We had a failure in a 13,800 substation. We had to shut down the 13,800 side of the transformer. We had the electricians use a hot stick and 20,000 volt rated glowes. The DOE inspector violated us for not doing a ARC Flash Calc and using protective clothing and Face shield. We tried to explain to her that actually none of the above were required since 70E requires PPE to be used when exposed to live parts. This transformer had no exposed live parts and the breaker was oil emersed using FP3 cooper oil. We explained if there were live parts and arc flash calc were used it would be in excess of 156 cal. and the utility would have to be contacted to totally shut down the project. At 156 cal, there is no PPE that would properly protect these electricians. For example at 46 cal. a face shield would melt.
I would greatly appreciate so opinions so I can defend our position.
Paul, I agree with OSHA. You choices in NFPA 70E include following Table 130.7(C)(9)(a) which requires Category 2 PPE for switch operation with enclosure doors closed, or you could have performed the detailed calculation. Sounds like you performed the detailed calc to result in 156 cal/cm^2. At 156 cal/cm^2 you could not operate the switch since the highest recognized PPE by 70E, is up to 40 cal/cm^2. BTW, 156 sounds high since your calculation should have been at a big working distance due to the use of the hot stick.
Paul, I also agree with OSHA. Causing a tool to make contact with a live part or letting the tool or any part of the person to be within the prohibited approach distance is "exposed to live parts". I don't see any way that you can do this work in compliance with the safety rules other than having the line side shut down by the utility. Even after the utility is shut down, you would still need the same PPE to prove the absence of voltage. Don
Isn't one of the functions of the hot stick to let you work "outside the zone?"
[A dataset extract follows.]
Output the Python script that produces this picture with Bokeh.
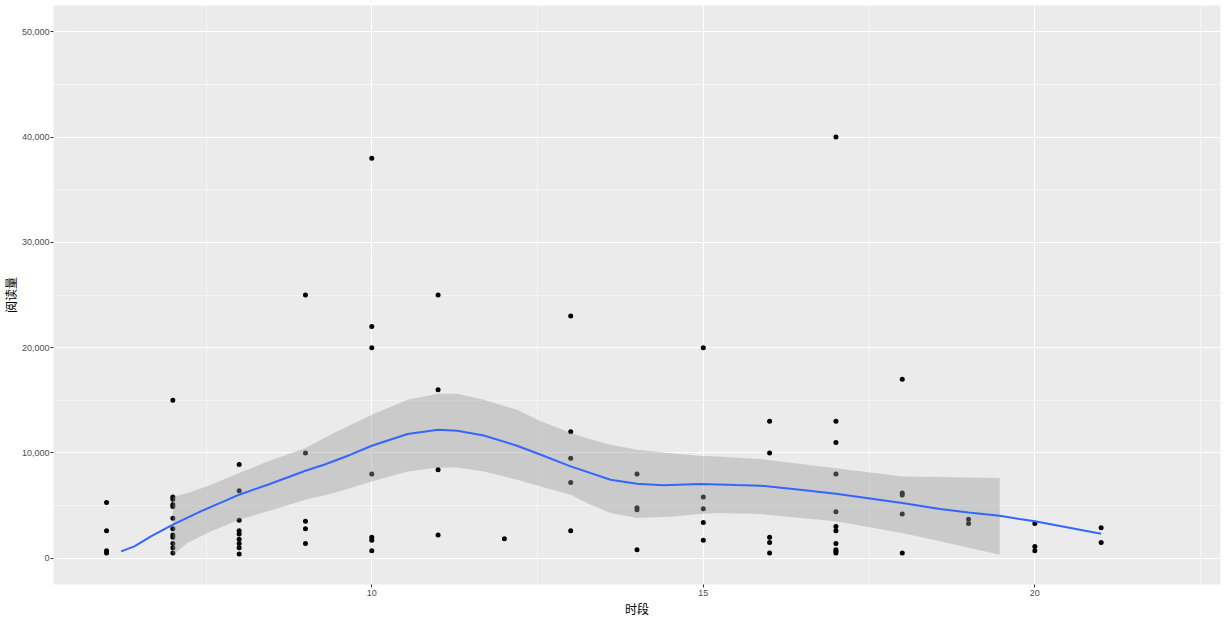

That's what the hot-stick is designed for. Not only does it insulate you from dangerous high voltages, but it also keeps you back from any arc-flash that could occur. The only metal part of the stick is the tip, the rest of it is Fibre-glass. One question Paul, how long was the Hot-stick?. There is a difference between a Hot-Stick and a shorter Switching Stick. The other thing you have to think about though, is not so much the risk of an arc flash, but the risk of the Oil-Filled CB exploding, they have been known to do this before today, internal faults can go un-noticed until the operating mechanism is moved.
Let's face it, these days if you're not young, you're old - Red Green
John, I think that under 70E if you cause a tool, even an insulated tool, to contact the live parts, that you are "exposed to the live parts PPE is required. I don't have a copy of 70E at home to check. Also, it is very likely that give the available fault current, even using the hot stick will not place you outside of the arc flash area. I have seen calculations for MCCs that required level 2 or 3 protection over 10' away. Maybe this would not apply, if the hot stick is used to turn the operating handle of an enclosed switch, but I was thinking of the hot stick being used to pull a cut out. Don
In a discussion with a lineman, his comment was: "A hot-stick is not a tool...it is considered PPE."
I hope some PoCo types weigh in with their comments; I seem to recall a PoCo training film that showed transformers being "unplugged," and the connectors capped, by guys using hot sticks only, without any additional PPE.